> **Written task**
Take the lines from the head of the listing through the one bearing "6, 10, 9, 3]" and copy them exactly, leaving every picture out.

> **Record excerpts**
▼▼▼

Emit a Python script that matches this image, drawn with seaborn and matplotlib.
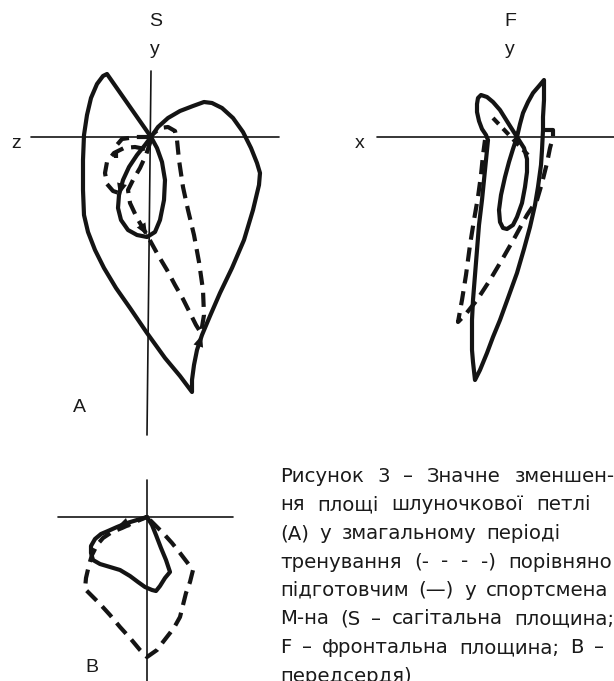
import numpy as np
import pandas as pd
import matplotlib
matplotlib.use("Agg")
import matplotlib.pyplot as plt
import seaborn as sns

# ---- loop data: (horizontal, vertical) components relative to each panel origin ----
# Sagittal plane (S), ventricular loop, preparatory period (solid)
s_solid_outer_x = [0, -44, -48, -54, -60, -64, -67, -68, -68, -67, -63, -56, -47, -35, -21, -4, 14, 29, 41,
                   41, 43, 46, 51, 59, 69, 81, 93, 102, 108, 109, 106, 100, 92, 82, 71, 61, 53, 42, 29, 17, 7, 0]
s_solid_outer_y = [0, 63, 61, 53, 39, 22, 2, -23, -53, -78, -95, -113, -131, -151, -171, -196, -221, -239, -255,
                   -243, -228, -213, -198, -179, -156, -131, -103, -73, -48, -36, -26, -11, 5, 19, 29, 34, 35, 31, 26, 19, 10, 0]
s_solid_inner_x = [0, -6, -14, -22, -28, -32, -33, -30, -23, -14, -4, 4, 9, 13, 14, 11, 6, 0]
s_solid_inner_y = [0, -8, -18, -30, -43, -58, -71, -83, -93, -98, -100, -95, -83, -63, -43, -25, -11, 0]

# Sagittal plane, competition period (dashed)
s_dash_a_x = [0, -15, -29, -35, -35]
s_dash_a_y = [0, 0, -2, -9, -21]
s_dash_b_x = [-6, -16, -27, -37, -44, -46, -44, -38, -29]
s_dash_b_y = [-12, -10, -11, -16, -25, -36, -47, -54, -57]
s_dash_c_x = [0, -5, -11, -18, -23, -21, -14, -4, 7, 16, 24, 32, 39, 45, 50,
              53, 52, 48, 43, 37, 32, 28, 26, 24, 17, 9, 2]
s_dash_c_y = [-3, -18, -31, -43, -53, -66, -81, -98, -118, -133, -148, -162, -176, -188, -196,
              -178, -153, -125, -98, -73, -50, -23, -3, 6, 10, 9, 3]

# Frontal plane (F), preparatory period (solid)
f_solid_outer_x = [0, -7, -17, -24, -30, -36, -39, -40, -40, -38, -35, -31, -29, -31, -33, -35, -38, -40, -42, -44,
                   -45, -45, -45, -44, -42, -37, -30, -24, -17, -9, 0, 7, 13, 18, 21, 24, 25, 26, 26, 27, 27,
                   22, 16, 11, 6, 3, 0]
f_solid_outer_y = [0, 11, 27, 35, 40, 42, 39, 33, 25, 16, 8, 2, -3, -23, -43, -63, -88, -113, -138, -163,
                   -183, -198, -213, -225, -243, -233, -216, -200, -183, -161, -136, -112, -90, -68, -50, -28, -13, 7, 20, 37, 57,
                   51, 44, 35, 24, 13, 0]
f_solid_inner_x = [0, -4, -8, -12, -16, -18, -17, -14, -10, -4, 0, 5, 8, 10, 10, 7, 0]
f_solid_inner_y = [0, -12, -25, -40, -58, -73, -85, -91, -92, -88, -80, -66, -50, -35, -22, -11, 0]

# Frontal plane, competition period (dashed)
f_dash_main_x = [28, 36, 36, 33, 30, 25, 20, 10, -2, -14, -27, -40, -52, -59,
                 -55, -51, -47, -43, -39, -36, -34, -32]
f_dash_main_y = [7, 7, 0, -11, -26, -46, -63, -78, -100, -121, -143, -163, -178, -185,
                 -163, -138, -108, -83, -60, -38, -18, -3]
f_dash_cross_x = [-24, 11]
f_dash_cross_y = [19, -18]

# Atrial loop (B), preparatory (solid) and competition (dashed)
b_solid_x = [0, -10, -20, -30, -39, -46, -52, -56, -56, -54, -47, -37, -27, -17, -9, -2, 5, 9, 13, 18, 23,
             19, 14, 9, 5, 0]
b_solid_y = [0, -3, -6, -10, -14, -17, -22, -29, -36, -43, -47, -50, -53, -59, -65, -70, -73, -74, -69, -61, -55,
             -43, -31, -18, -8, 0]
b_dash_x = [3, 16, 25, 33, 46, 43, 39, 36, 33, 28, 23, 16, 10, 0, -7, -17, -27, -37, -47, -62,
            -61, -58, -55, -50, -44, -35, -25, -12, 0]
b_dash_y = [-3, -16, -26, -36, -53, -65, -76, -88, -100, -109, -116, -125, -133, -140, -133, -121, -110, -98, -87, -72,
            -61, -48, -38, -28, -21, -15, -11, -5, 0]

# Coordinate axes of each panel (relative to the panel origin)
s_hline_x, s_hline_y = [-120, 128], [0, 0]
s_vline_x, s_vline_y = [0, -4], [66, -298]
f_hline_x, f_hline_y = [-140, 110], [0, 0]
b_hline_x, b_hline_y = [-89, 86], [0, 0]
b_vline_x, b_vline_y = [0, 0], [37, -170]

caption_lines = [
    "Рисунок 3 – Значне зменшен-",
    "ня площі шлуночкової петлі",
    "(А) у змагальному періоді",
    "тренування (- - - -) порівняно з",
    "підготовчим (—) у спортсмена",
    "М-на (S – сагітальна площина;",
    "F – фронтальна площина; В –",
    "передсердя)",
]
# inter-word spacing of each caption line (px), as set in the justified column
caption_gaps = [13.5, 12.7, 10.3, 12.5, 10, 11, 10.5, 10]

# ---- layout (figure pixels) ----
W, H = 614, 681
S_ORIGIN = (151, 137)
F_ORIGIN = (517, 137)
B_ORIGIN = (147, 517)

sns.set_theme(style="white")
plt.rcParams["font.family"] = ["Liberation Sans", "DejaVu Sans"]

fig = plt.figure(figsize=(W / 100, H / 100), dpi=100)
ax = fig.add_axes([0, 0, 1, 1])
ax.set_xlim(0, W)
ax.set_ylim(H, 0)
ax.set_axis_off()

LOOP_LW = 3.0
AXIS_LW = 1.2
DASH = (0, (3.4, 1.9))
INK = "#141414"


def draw(xs, ys, origin, lw=LOOP_LW, ls="-"):
    ox, oy = origin
    df = pd.DataFrame({"x": np.asarray(xs, float) + ox, "y": oy - np.asarray(ys, float)})
    sns.lineplot(data=df, x="x", y="y", sort=False, estimator=None, ax=ax,
                 color=INK, lw=lw, linestyle=ls, solid_joinstyle="round",
                 solid_capstyle="round", dash_capstyle="butt", legend=False)


# axes
draw(s_hline_x, s_hline_y, S_ORIGIN, lw=AXIS_LW)
draw(s_vline_x, s_vline_y, S_ORIGIN, lw=AXIS_LW)
draw(f_hline_x, f_hline_y, F_ORIGIN, lw=AXIS_LW)
draw(b_hline_x, b_hline_y, B_ORIGIN, lw=AXIS_LW)
draw(b_vline_x, b_vline_y, B_ORIGIN, lw=AXIS_LW)

# loops
draw(s_solid_outer_x, s_solid_outer_y, S_ORIGIN)
draw(s_solid_inner_x, s_solid_inner_y, S_ORIGIN)
draw(s_dash_a_x, s_dash_a_y, S_ORIGIN, ls=DASH)
draw(s_dash_b_x, s_dash_b_y, S_ORIGIN, ls=DASH)
draw(s_dash_c_x, s_dash_c_y, S_ORIGIN, ls=DASH)

draw(f_solid_outer_x, f_solid_outer_y, F_ORIGIN)
draw(f_solid_inner_x, f_solid_inner_y, F_ORIGIN)
draw(f_dash_main_x, f_dash_main_y, F_ORIGIN, ls=DASH)
draw(f_dash_cross_x, f_dash_cross_y, F_ORIGIN, ls=(0, (2.0, 1.5)))

draw(b_solid_x, b_solid_y, B_ORIGIN)
draw(b_dash_x, b_dash_y, B_ORIGIN, ls=DASH)


# direction arrowheads along the loops
def arrow(xs, ys, i, origin):
    ox, oy = origin
    ax.annotate("", xy=(xs[i + 1] + ox, oy - ys[i + 1]), xytext=(xs[i] + ox, oy - ys[i]),
                arrowprops=dict(arrowstyle="-|>,head_length=0.7,head_width=0.3",
                                color=INK, lw=0, shrinkA=0, shrinkB=0))


arrow(s_dash_c_x, s_dash_c_y, 6, S_ORIGIN)
arrow(s_solid_inner_x, s_solid_inner_y, 4, S_ORIGIN)
arrow(s_solid_outer_x, s_solid_outer_y, 21, S_ORIGIN)
arrow(b_solid_x, b_solid_y, 2, B_ORIGIN)

# panel labels
lab = dict(fontsize=14, color="#1a1a1a", ha="center", va="center")
ax.text(156, 22, "S", **lab)
ax.text(155, 50, "y", **lab)
ax.text(16, 143, "z", **lab)
ax.text(79, 408, "A", **lab)
ax.text(510, 22, "F", **lab)
ax.text(510, 50, "y", **lab)
ax.text(360, 143, "x", **lab)
ax.text(92, 668, "B", **lab)

# caption: words laid out one by one with the line's word spacing
renderer = fig.canvas.get_renderer()
CAP_X, CAP_Y0, CAP_LEAD = 280, 482, 28.5
for k, (line, gap) in enumerate(zip(caption_lines, caption_gaps)):
    x = CAP_X
    for word in line.split(" "):
        t = ax.text(x, CAP_Y0 + CAP_LEAD * k, word, fontsize=14.2, color="#1a1a1a",
                    ha="left", va="baseline", family=["DejaVu Sans"], clip_on=False)
        x += t.get_window_extent(renderer).width + gap

fig.savefig("out.png", dpi=100, facecolor="white")
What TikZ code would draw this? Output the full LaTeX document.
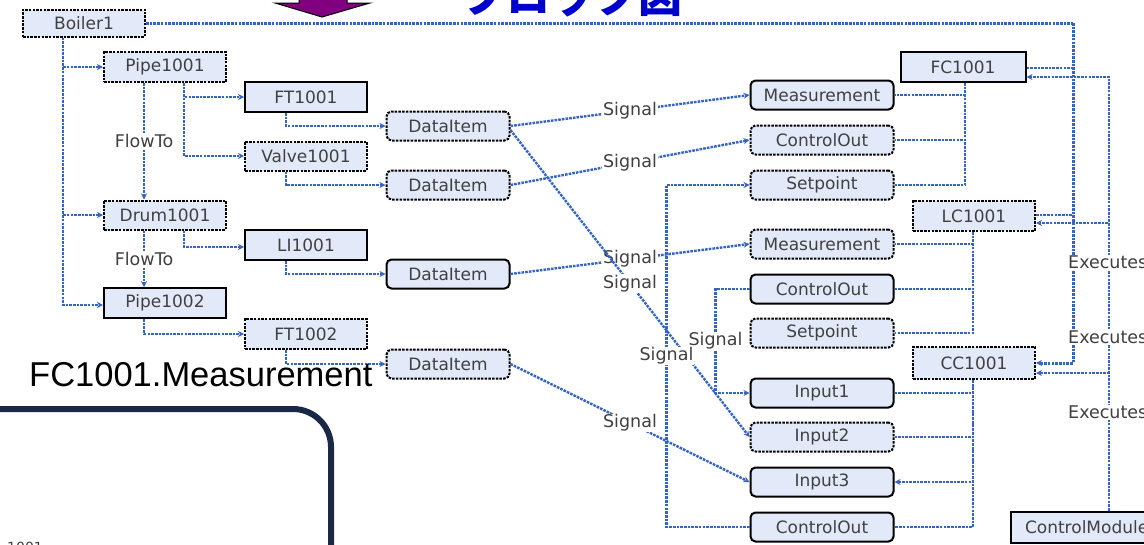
\documentclass[tikz,border=0pt]{standalone}
\usepackage{fontspec}
\usetikzlibrary{arrows.meta,calc}
\newfontfamily\dv{DejaVu Sans}
\newfontfamily\lib{Liberation Sans}
\newfontfamily\jp{Noto Sans CJK JP}
\definecolor{linkblue}{RGB}{52,100,196}
\definecolor{boxfill}{RGB}{226,234,250}
\definecolor{txtgray}{RGB}{64,64,64}
\definecolor{navy}{RGB}{24,40,70}
\definecolor{titleblue}{RGB}{0,0,204}
\definecolor{arrowpurple}{RGB}{128,0,128}
\tikzset{
  blk/.style={draw=black, line width=2pt, fill=boxfill, minimum width=122pt,
    minimum height=29pt, inner sep=0pt, text=txtgray, font=\dv\fontsize{17}{19}\selectfont},
  blkd/.style={blk, dash pattern=on 2.5pt off 1.2pt},
  rbox/.style={blk, rounded corners=5pt, minimum width=143pt},
  rboxd/.style={rbox, dash pattern=on 2.5pt off 1.2pt},
  dbox/.style={rbox, minimum width=123pt},
  dboxd/.style={rboxd, minimum width=123pt},
  link/.style={draw=linkblue, line width=2.4pt, dash pattern=on 2.6pt off 1.1pt},
  tip/.style={-{Stealth[length=6pt,width=6pt]}},
  lbl/.style={fill=white, inner sep=1pt, text=txtgray, font=\dv\fontsize{17.5}{19}\selectfont},
}
\begin{document}
\begin{tikzpicture}[x=1pt,y=-1pt]
\useasboundingbox (0,0) rectangle (1144,544);
\clip (0,0) rectangle (1144,544);

% heading and arrow above the diagram
\node[anchor=base, text=titleblue, font=\jp\bfseries\fontsize{44}{48}\selectfont] (title) at (572,12) {ブロック図};
\draw[fill=arrowpurple, draw=black, line width=1pt]
  (299,-30) -- (347,-30) -- (347,3) -- (370,3) -- (322,17) -- (275,3) -- (299,3) -- cycle;

% plant objects
\node[blkd] (boiler) at (84,23) [minimum height=27pt] {Boiler1};
\node[blkd] (pipe1) at (165,67) [minimum height=30pt] {Pipe1001};
\node[blk]  (ft1)   at (306,97) [minimum height=30pt] {FT1001};
\node[blkd] (valve) at (306,156) {Valve1001};
\node[blkd] (drum)  at (165,215) {Drum1001};
\node[blk]  (li)    at (306,245) [minimum height=30pt] {LI1001};
\node[blk]  (pipe2) at (165,303) [minimum height=30pt] {Pipe1002};
\node[blkd] (ft2)   at (306,334) [minimum height=30pt] {FT1002};

% data items
\node[dboxd] (d1) at (448,126) {DataItem};
\node[dboxd] (d2) at (448,185) {DataItem};
\node[dbox]  (d3) at (448,274) {DataItem};
\node[dboxd] (d4) at (448,364) {DataItem};

% function block ports
\node[rbox]  (m1)  at (822,95)  {Measurement};
\node[rboxd] (c1)  at (822,140) {ControlOut};
\node[rboxd] (s1)  at (822,185) {Setpoint};
\node[rboxd] (m2)  at (822,244) {Measurement};
\node[rbox]  (c2)  at (822,289) {ControlOut};
\node[rboxd] (s2)  at (822,333) {Setpoint};
\node[rbox]  (i1)  at (822,393) {Input1};
\node[rboxd] (i2)  at (822,437) {Input2};
\node[rbox]  (i3)  at (822,482) {Input3};
\node[rbox]  (c3)  at (822,527) {ControlOut};

% controllers
\node[blk]  (fc) at (963,67)  [minimum width=125pt, minimum height=30pt] {FC1001};
\node[blkd] (lc) at (974,216) [minimum height=30pt] {LC1001};
\node[blkd] (cc) at (974,363) [minimum height=32pt] {CC1001};
\node[blk, anchor=west, minimum width=150pt, minimum height=31pt, align=left, text width=140pt, inner xsep=0pt]
  (cm) at (1010,527) {\hspace*{9pt}ControlModule};

% boiler bus on the left
\draw[link,tip] ([xshift=-21pt]boiler.south) |- (pipe1.west);
\draw[link,tip] ([xshift=-21pt]boiler.south) |- (drum.west);
\draw[link,tip] ([xshift=-21pt]boiler.south) |- ([yshift=-2pt]pipe2.west);

% flow path
\draw[link,tip] ([xshift=-21pt]pipe1.south) -- node[lbl]{FlowTo} ([xshift=-21pt]drum.north);
\draw[link,tip] ([xshift=-21pt]drum.south) -- node[lbl]{FlowTo} ([xshift=-21pt]pipe2.north);

% instruments
\draw[link,tip] ([xshift=19pt]pipe1.south) |- (ft1.west);
\draw[link,tip] ([xshift=19pt]pipe1.south) |- (valve.west);
\draw[link,tip] ([xshift=19pt]drum.south) |- ([yshift=-2pt]li.west);
\draw[link,tip] ([xshift=-21pt]pipe2.south) |- (ft2.west);

% instruments to data items
\draw[link,tip] ([xshift=-20pt]ft1.south) |- (d1.west);
\draw[link,tip] ([xshift=-20pt]valve.south) |- (d2.west);
\draw[link,tip] ([xshift=-20pt]li.south) |- (d3.west);
\draw[link,tip] ([xshift=-20pt]ft2.south) |- (d4.west);

% signals between data items and ports
\draw[link,tip] (d1.east) -- node[lbl]{Signal} (m1.west);
\draw[link,tip] (d2.east) -- node[lbl]{Signal} (c1.west);
\draw[link,tip] (d3.east) -- node[lbl]{Signal} (m2.west);
\draw[link,tip] ([yshift=-4pt]d1.east) -- node[lbl, pos=0.5]{Signal} (i2.west);
\draw[link,tip] (d4.east) -- node[lbl]{Signal} (i3.west);
\draw[link,tip] (c2.west) -- ++(-34,0) |- node[lbl, pos=0.25]{Signal} (i1.west);
\draw[link,tip] (c3.west) -- ++(-83,0) |- node[lbl, pos=0.25]{Signal} (s1.west);

% ports to their controllers
\draw[link] ([xshift=2pt]fc.south) |- (m1.east);
\draw[link] ([xshift=2pt]fc.south) |- (c1.east);
\draw[link] ([xshift=2pt]fc.south) |- (s1.east);
\draw[link] ([xshift=-1pt]lc.south) |- (m2.east);
\draw[link] ([xshift=-1pt]lc.south) |- (c2.east);
\draw[link] ([xshift=-1pt]lc.south) |- (s2.east);
\draw[link] ([xshift=-1pt]cc.south) |- (i1.east);
\draw[link] ([xshift=-1pt]cc.south) |- (i2.east);
\draw[link,{Stealth[length=6pt,width=6pt]}-] (i3.east) -| ([xshift=-1pt]cc.south);
\draw[link] ([xshift=-1pt]cc.south) |- (c3.east);

% boiler to the controllers
\coordinate (jb) at (1073,23);
\coordinate (ex) at (1109,77);
\draw[link, line width=3pt] (boiler.east) -- (jb);
\draw[link, line width=3pt, tip] (jb) |- (cc.east);
\draw[link] ([yshift=-1pt]fc.east) -- ([yshift=-1pt]fc.east -| jb);
\draw[link] ([yshift=1pt]lc.east) -- ([yshift=1pt]lc.east -| jb);

% control module executes the controllers
\draw[link,tip] (cm.north -| ex) |- ([yshift=-10pt]fc.east);
\draw[link,tip] (cm.north -| ex) |- ([yshift=-7pt]lc.east);
\draw[link,tip] (cm.north -| ex) |- ([yshift=-10pt]cc.east);
\node[lbl, anchor=west] (x1) at (1067,262) {Executes};
\node[lbl, anchor=west] (x2) at (1067,337) {Executes};
\node[lbl, anchor=west] (x3) at (1067,412) {Executes};

% caption and framed panel
\node[anchor=base west, inner sep=0pt, font=\lib\fontsize{34.5}{38}\selectfont] (cap) at (29,386) {FC1001.Measurement};
\draw[navy, line width=6pt, rounded corners=38pt] (-20,409) -- (331,409) -- (331,580);
\node[anchor=base west, inner sep=0pt, text=txtgray, font=\dv\fontsize{14}{16}\selectfont] (small) at (7,552) {1001};
\end{tikzpicture}
\end{document}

▲▲▲

> **The response**
Emit a Python script that matches this image, drawn with seaborn and matplotlib.
import numpy as np
import pandas as pd
import matplotlib
matplotlib.use("Agg")
import matplotlib.pyplot as plt
import seaborn as sns

# ---- loop data: (horizontal, vertical) components relative to each panel origin ----
# Sagittal plane (S), ventricular loop, preparatory period (solid)
s_solid_outer_x = [0, -44, -48, -54, -60, -64, -67, -68, -68, -67, -63, -56, -47, -35, -21, -4, 14, 29, 41,
                   41, 43, 46, 51, 59, 69, 81, 93, 102, 108, 109, 106, 100, 92, 82, 71, 61, 53, 42, 29, 17, 7, 0]
s_solid_outer_y = [0, 63, 61, 53, 39, 22, 2, -23, -53, -78, -95, -113, -131, -151, -171, -196, -221, -239, -255,
                   -243, -228, -213, -198, -179, -156, -131, -103, -73, -48, -36, -26, -11, 5, 19, 29, 34, 35, 31, 26, 19, 10, 0]
s_solid_inner_x = [0, -6, -14, -22, -28, -32, -33, -30, -23, -14, -4, 4, 9, 13, 14, 11, 6, 0]
s_solid_inner_y = [0, -8, -18, -30, -43, -58, -71, -83, -93, -98, -100, -95, -83, -63, -43, -25, -11, 0]

# Sagittal plane, competition period (dashed)
s_dash_a_x = [0, -15, -29, -35, -35]
s_dash_a_y = [0, 0, -2, -9, -21]
s_dash_b_x = [-6, -16, -27, -37, -44, -46, -44, -38, -29]
s_dash_b_y = [-12, -10, -11, -16, -25, -36, -47, -54, -57]
s_dash_c_x = [0, -5, -11, -18, -23, -21, -14, -4, 7, 16, 24, 32, 39, 45, 50,
              53, 52, 48, 43, 37, 32, 28, 26, 24, 17, 9, 2]
s_dash_c_y = [-3, -18, -31, -43, -53, -66, -81, -98, -118, -133, -148, -162, -176, -188, -196,
              -178, -153, -125, -98, -73, -50, -23, -3, 6, 10, 9, 3]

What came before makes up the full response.